The Securities and Exchange Commission (SEC) of Thailand is intensifying efforts to shield crypto investors from deceptive advertisements. Recently, on April 29, the Thai SEC issued a stern warning to all crypto exchanges, urging them to avoid glamorizing crypto investments and adhere strictly to advertising standards as outlined by the regulatory framework, according to a report from Bangkok Post.
Deputy Secretary-General Anek Yooyuen voiced concern about crypto exchanges enticing users with special privileges, emphasizing the need for compliance. Violations of Thailand’s regulations, including advertisements containing false, exaggerated, or misleading information, will face legal repercussions.
This move by the Thai SEC aligns with similar actions taken by regulators in other prominent crypto markets. For example, the UK’s Financial Conduct Authority (FCA) issued 450 alerts for illegal crypto ads in 2023 alone. Additionally, Spain’s National Stock Market Commission (CNMV) denounced fraudulent crypto asset promotions in November 2023, emphasizing compliance with local laws.
The SEC reminded crypto exchanges to include appropriate risk warnings in their advertisements and cautioned against luring new users through special promotions. Yooyuen highlighted that the SEC’s guidelines aim to protect investors from unwarranted risks.

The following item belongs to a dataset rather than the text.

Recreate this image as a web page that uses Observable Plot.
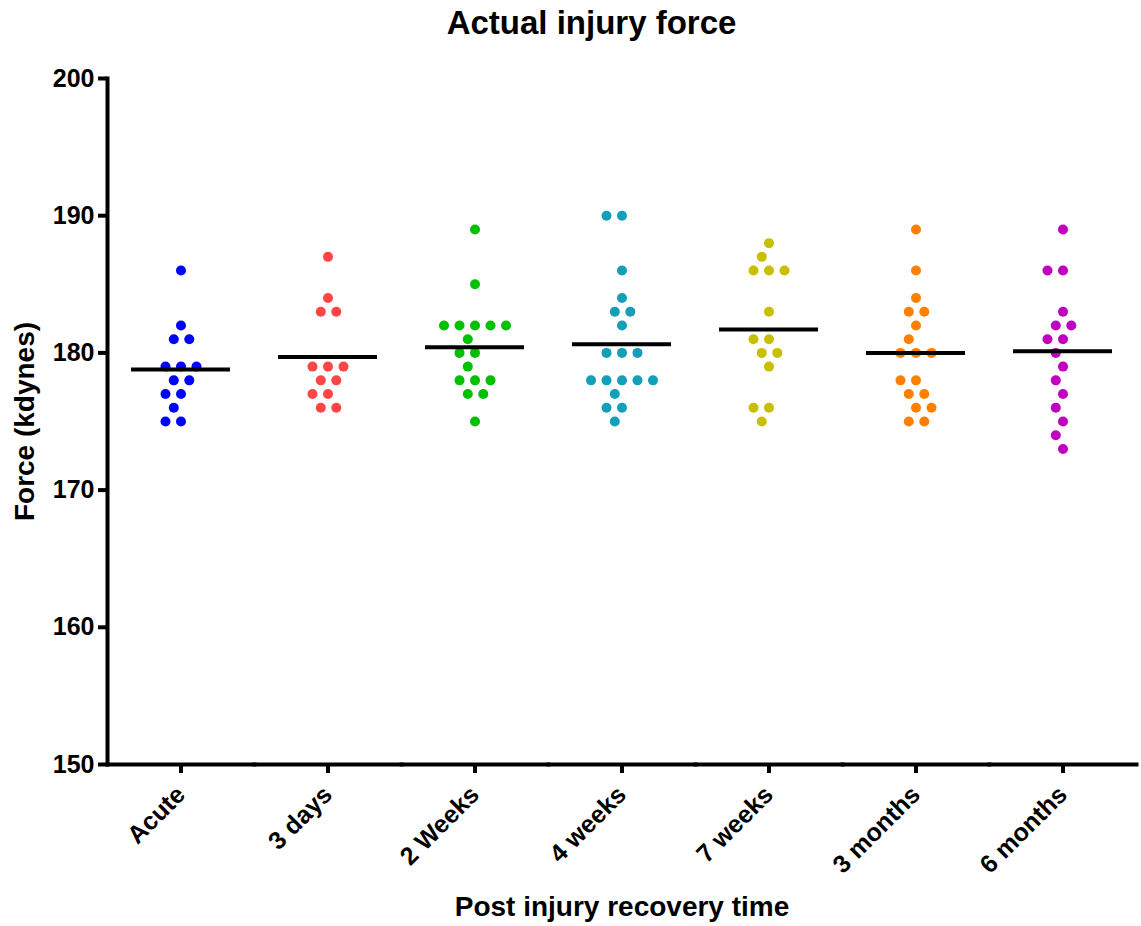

Moreover, in a separate incident, hackers recently took over advertisements on Etherscan, redirecting users to phishing sites designed to drain crypto wallets. The compromised version of the website appears as a sponsored ad at the top of Google search results, drawing unsuspecting users into the trap.
Google also faced a similar issue where threat actors exploited Google Ads to promote malicious crypto websites. Google initiated legal action against individuals from China for utilizing the Google Play store to deceive people into fake crypto investments.
Overall, these incidents underscore the importance of robust regulatory measures and heightened vigilance in the crypto advertising space to protect investors from fraudulent schemes.